Kirilenko está muito satisfeito por o “agente russo”, como chama ao influente
Ihor Markov, líder do partido Rodina, estar na prisão. Até há pouco, Markov
fora deputado pelo Partido das Regiões e era considerado próximo do “Donetsk
lobby”. Mas as suas opiniões são controversas, mesmo pelos padrões ucranianos:
Markov considera que a Ucrânia é um estado sazonal que deveria retornar ao
rebanho do império russo.
Dito isto, as
razões oficiais para a sua prisão soam a falso. Em 2007, Markov levou a cabo
com sucesso uma campanha para erigir em Odessa um monumento à imperatriz russa
Catarina II. Durante uma manifestação do partido Svoboda, houve uma luta e
Markov alegadamente agrediu um manifestante. Até agora ninguém tinha prestado
muita atenção ao incidente mas como Markov perdeu a imunidade parlamentar, foi
preso.
A contenção de
Iulia
Antes da sua
prisão, não existiam dúvidas de que Ihor Markov, que tinha no seu escritório um
retrato de Vladimir Putin e passava mais tempo em Moscovo do que em Kiev, era
um político pró-russo. Segundo o jornalista da rádio Svoboda, Ivan Shevchuk,
ele fazia parte de uma gigantesca campanha, controlada diretamente por Moscovo
que tinha por objetivo evitar que a Ucrânia fizesse qualquer associação com a
UE. “Ninguém sabe ao certo quanto, mas foi investido muito dinheiro com esse
fim”, afirma Shevchuk.
Vladymir Mamonov,
um empresário pró-russo, afirma que o acordo de associação com a UE seria um
“desastre” e mataria a economia ucraniana. “Temos relações sólidas com outros
Estados pós-soviéticos. Não se podem separar vasos comunicantes: sem acesso ao
mercado russo ou ao seu gás, a economia ucraniana sofrerá um duro golpe.”
Além disso, Mamonov
está irritado com o que apelida de propaganda pró-UE. “Pat Cox e Aleksander
Kwaśniewski não deveriam dizer a um país soberano para alterar as suas leis só
para Tymoshenko poder ser libertada”, acrescenta.
Segundo Shevchuk,
esta última condição foi, desde o início, considerada inaceitável pelo
Presidente Yanukovych. “Ele tem medo de perder as eleições presidenciais e se
Tymoshenko for libertada, a sua vitória pode estar em perigo”.
Segundo o
jornalista da radio Svoboda, Yanukovych tem dois objetivos: que a sua família
seja a mais rica da Ucrânia (o seu filho, Alexander, é já um dos maiores
oligarcas) e governar o máximo de tempo possível. Para isso precisa de dinheiro
– e não interessa se vem da Rússia ou da UE.
Estratégia
multivetorial
Por isso, a melhor
decisão para o Presidente Yanukovych seria não haver decisão nenhuma.

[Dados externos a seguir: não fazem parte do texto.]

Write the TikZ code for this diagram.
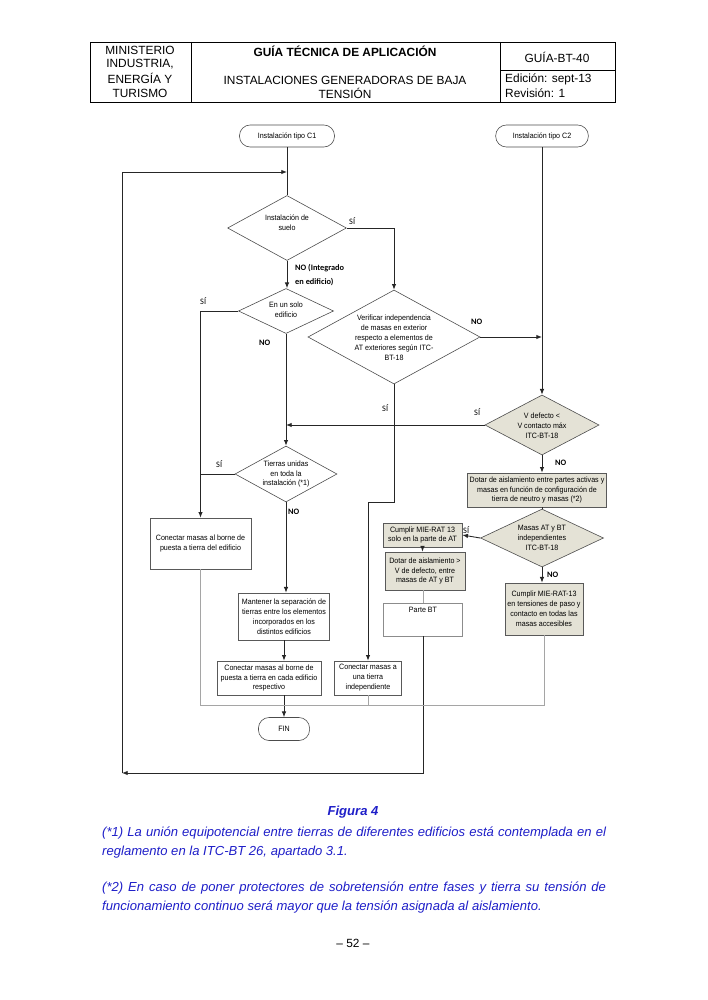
\documentclass[tikz,border=0pt]{standalone}
\usepackage{fontspec}
\setmainfont{Liberation Sans}
\newfontfamily\lab{Carlito}
\newfontfamily\fcf[FakeStretch=0.92]{Liberation Sans}
\usetikzlibrary{arrows.meta,shapes.geometric,calc}
\definecolor{beige}{RGB}{228,226,214}
\definecolor{capblue}{RGB}{30,30,200}
\definecolor{thin}{RGB}{165,165,165}
\begin{document}
\begin{tikzpicture}[x=0.8416pt,y=-0.8416pt,
  every node/.style={font=\fcf\fontsize{6.5}{8.4}\selectfont},
  term/.style={draw=black!70, line width=0.5pt, rounded corners=9pt, inner sep=0pt},
  dia/.style={diamond, draw=black!70, line width=0.5pt, inner sep=0pt},
  box/.style={rectangle, draw=black!65, line width=0.5pt, inner sep=0pt, align=center},
  sbox/.style={box, fill=beige},
  txt/.style={align=center, inner sep=0pt},
  conn/.style={draw=black!85, line width=0.75pt},
  arr/.style={conn, -{Latex[length=4.8pt,width=3.8pt]}},
  thinl/.style={draw=thin, line width=0.5pt},
  lbl/.style={font=\lab\fontsize{7}{8}\selectfont, inner sep=0pt, anchor=west},
  lblb/.style={lbl, font=\lab\bfseries\fontsize{7}{8.5}\selectfont},
  hdr/.style={font=\fontsize{10}{12}\selectfont, inner sep=0pt},
  capt/.style={font=\fontsize{11}{13}\selectfont\itshape, text=capblue, inner sep=0pt, anchor=base west}]
\useasboundingbox (0,0) rectangle (707,1000);
% ---------- header table ----------
\draw[line width=0.5pt] (90,42) rectangle (615,102);
\draw[line width=0.5pt] (191,42) -- (191,102) (500,42) -- (500,102) (500,70) -- (615,70);
\node[hdr] (h1) at (140,50) {MINISTERIO};
\node[hdr] (h2) at (140,64) {INDUSTRIA,};
\node[hdr] (h3) at (140,78.5) {ENERGÍA Y};
\node[hdr] (h4) at (140,93) {TURISMO};
\node[hdr, font=\fontsize{10}{12}\selectfont\bfseries] (h5) at (345,51) {GUÍA TÉCNICA DE APLICACIÓN};
\node[hdr] (h6) at (345,80) {INSTALACIONES GENERADORAS DE BAJA};
\node[hdr] (h7) at (345,93.5) {TENSIÓN};
\node[hdr] (h8) at (557,57) {GUÍA-BT-40};
\node[hdr, anchor=west] (h9) at (505,79) {Edición: sept-13};
\node[hdr, anchor=west] (h10) at (505,93) {Revisión: 1};
% ---------- flowchart nodes ----------
\node[term, minimum width=80pt, minimum height=18.5pt] (C1) at (287,136) {Instalación tipo C1};
\node[term, minimum width=78pt, minimum height=18.5pt] (C2) at (542,136) {Instalación tipo C2};
\node[dia, minimum width=100pt, minimum height=54.7pt] (D1) at (287,228) {};
\node[txt] (tD1) at (287,223) {Instalación de\\suelo};
\node[dia, minimum width=80pt, minimum height=37.9pt] (D2) at (286,311) {};
\node[txt] (tD2) at (286,310) {En un solo\\edificio};
\node[dia, minimum width=144.8pt, minimum height=79.1pt] (D3) at (394,337) {};
\node[txt] (tD3) at (394,338) {Verificar independencia\\de masas en exterior\\respecto a elementos de\\AT exteriores según ITC-\\BT-18};
\node[dia, fill=beige, minimum width=96pt, minimum height=50.5pt] (D4) at (542,425) {};
\node[txt] (tD4) at (542,426) {V defecto <\\V contacto máx\\ITC-BT-18};
\node[dia, minimum width=85.8pt, minimum height=47.1pt] (D5) at (286,474) {};
\node[txt] (tD5) at (286,474) {Tierras unidas\\en toda la\\instalación (*1)};
\node[sbox, minimum width=117pt, minimum height=28.6pt] (B1) at (537,490) {Dotar de aislamiento entre partes activas y\\masas en función de configuración de\\tierra de neutro y masas (*2)};
\node[dia, fill=beige, minimum width=103.5pt, minimum height=48.8pt] (D6) at (542,538) {};
\node[txt] (tD6) at (542,538) {Masas AT y BT\\independientes\\ITC-BT-18};
\node[sbox, minimum width=66.5pt, minimum height=20.2pt] (B2) at (422.5,535) {Cumplir MIE-RAT 13\\solo en la parte de AT};
\node[sbox, minimum width=67.3pt, minimum height=32pt] (B3) at (425,571) {Dotar de aislamiento >\\V de defecto, entre\\masas de AT y BT};
\node[box, draw=black!45, minimum width=66.5pt, minimum height=27.8pt] (B4) at (423,619.5) {};
\node[txt, anchor=north] (tB4) at ($(B4.north)+(0,4)$) {Parte BT};
\node[sbox, minimum width=65.6pt, minimum height=43.8pt] (B5) at (544,609) {Cumplir MIE-RAT-13\\en tensiones de paso y\\contacto en todas las\\masas accesibles};
\node[box, minimum width=85pt, minimum height=42.9pt] (B6) at (200.5,543.5) {Conectar masas al borne de\\puesta a tierra del edificio};
\node[box, minimum width=76.6pt, minimum height=39.6pt] (B7) at (284,616.5) {Mantener la separación de\\tierras entre los elementos\\incorporados en los\\distintos edificios};
\node[box, minimum width=87.5pt, minimum height=28.6pt] (B8) at (269,678) {Conectar masas al borne de\\puesta a tierra en cada edificio\\respectivo};
\node[box, minimum width=56.4pt, minimum height=28.6pt] (B9) at (368,678) {Conectar masas a\\una tierra\\independiente};
\node[term, minimum width=43pt, minimum height=19.4pt] (FIN) at (284,729) {FIN};
% ---------- connectors ----------
\coordinate (lb) at (122,773);
\coordinate (lt) at (122,172);
\coordinate (j1) at (0,502);
\coordinate (g) at (0,705);
\draw[conn] (C1.south) -- (D1.north);
\draw[arr] (D1.east) -| (D3.north);
\draw[arr] (D1.south) -- (D1.south |- D2.north);
\draw[arr] (D2.west) -| (B6.north);
\draw[conn] (D5.west) -- (D5.west -| B6.north);
\draw[arr] (D2.south) -- (D5.north);
\draw[arr] (D4.west) -- (D2.south |- D4.west);
\draw[arr] (D3.east) -- (C2.south |- D3.east);
\draw[arr] (C2.south) -- (D4.north);
\draw[arr] (D3.south) -- (D3.south |- j1) -| (B9.north);
\draw[arr] (D4.south) -- (D4.south |- B1.north);
\draw[conn] (B1.south -| D6.north) -- (D6.north);
\draw[arr] (D6.west) -- (B2.east);
\draw[arr] (D6.south) -- (D6.south |- B5.north);
\draw[arr] (B2.south) -- (B2.south |- B3.north);
\draw[thinl] (B4.north |- B3.south) -- (B4.north);
\draw[arr] (B4.south) |- (lb);
\draw[arr] (lb) -- (lt) -- (lt -| C1.south);
\draw[arr] (D5.south) -- (D5.south |- B7.north);
\draw[arr] (B7.south) -- (B7.south |- B8.north);
\draw[arr] (B7.south |- B8.south) -- (FIN.north);
\draw[thinl] (B6.south) |- (B5.south |- g) -- (B5.south);
\draw[thinl] (B9.south) -- (B9.south |- g);
% ---------- labels ----------
\node[lbl] (l1) at (349,221) {SÍ};
\node[lblb] (l2) at (295,268) {NO (Integrado};
\node[lblb] (l3) at (295,282) {en edificio)};
\node[lbl] (l4) at (200,301) {SÍ};
\node[lblb] (l5) at (259,343) {NO};
\node[lbl] (l6) at (382,408) {SÍ};
\node[lblb] (l7) at (471,322) {NO};
\node[lbl] (l8) at (474,412) {SÍ};
\node[lblb] (l9) at (555,463) {NO};
\node[lbl] (l10) at (216,464) {SÍ};
\node[lblb] (l11) at (288,512) {NO};
\node[lbl] (l12) at (463,530) {SÍ};
\node[lblb] (l13) at (547,575) {NO};
% ---------- caption ----------
\node[capt, anchor=base, font=\fontsize{11}{13}\selectfont\itshape\bfseries] (fig) at (353,815) {Figura 4};
\node[capt] (p1a) at (102,836) {\makebox[424pt][s]{(*1) La unión equipotencial entre tierras de diferentes edificios está contemplada en el}};
\node[capt] (p1b) at (102,855) {reglamento en la ITC-BT 26, apartado 3.1.};
\node[capt] (p2a) at (102,891) {\makebox[424pt][s]{(*2) En caso de poner protectores de sobretensión entre fases y tierra su tensión de}};
\node[capt] (p2b) at (102,910) {funcionamiento continuo será mayor que la tensión asignada al aislamiento.};
\node[hdr, anchor=base] (pg) at (353,947) {– 52 –};
\end{tikzpicture}
\end{document}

Seguramente não quer o acordo de associação com a UE, nem está interessado em
juntar-se à união aduaneira com a Rússia, a Bielorrúsia e o Cazaquistão, que
Moscovo está a tentar forçar. No seu cenário ideal, Yanukovych preferiria
continuar com a estratégia “multivetorial” do antigo Presidente Leonid Kuchma:
receber dinheiro de onde for possível em troca de promessas vãs. O problema é
que esta política já teve os seus dias e não há forma de voltar atrás.
A economia do país
está em situação precária e o Governo precisa de dinheiro antes das eleições
presidenciais de 2015. Pode ir buscá-lo a Leste ou a Oeste, mas quem lho
conceder vai ditar condições. Moscovo é um negociador duro e as visitas de
Yanukovych não produziram qualquer resultado. O Kremlin quer que a Ucrânia
adira à União Aduaneira porque a Rússia quer controlar a indústria ucraniana –
e isso é algo que ameaça diretamente os interesses de Yanukovych e dos
oligarcas mais próximos dele.
Segundo o
jornalista da “Voz da Rússia”, Dmitry Babich, Moscovo precisa de manter a sua
influência sobre a Ucrânia se quiser continuar a ser um poder global. “A questão
é puramente económica. Se a Rússia quiser ser um centro financeiro, precisa de
um mercado de, pelo menos, 200 milhões de consumidores. Como tem 140 milhões,
onde encontrar os 60 milhões que faltam? A resposta é óbvia: persuadir a
Ucrânia a juntar-se à zona económica comum”, explica Babich. No entanto,
existem motivos políticos por detrás deste raciocínio económico.
Uma coisa é certa:
mesmo que o acordo de associação entre a UE e a Ucrânia não seja assinado na
cimeira de parceria de Leste, em Vílnius, a 28 e 29 de novembro, não será o fim
do caminho para o futuro da Ucrânia – apenas o início.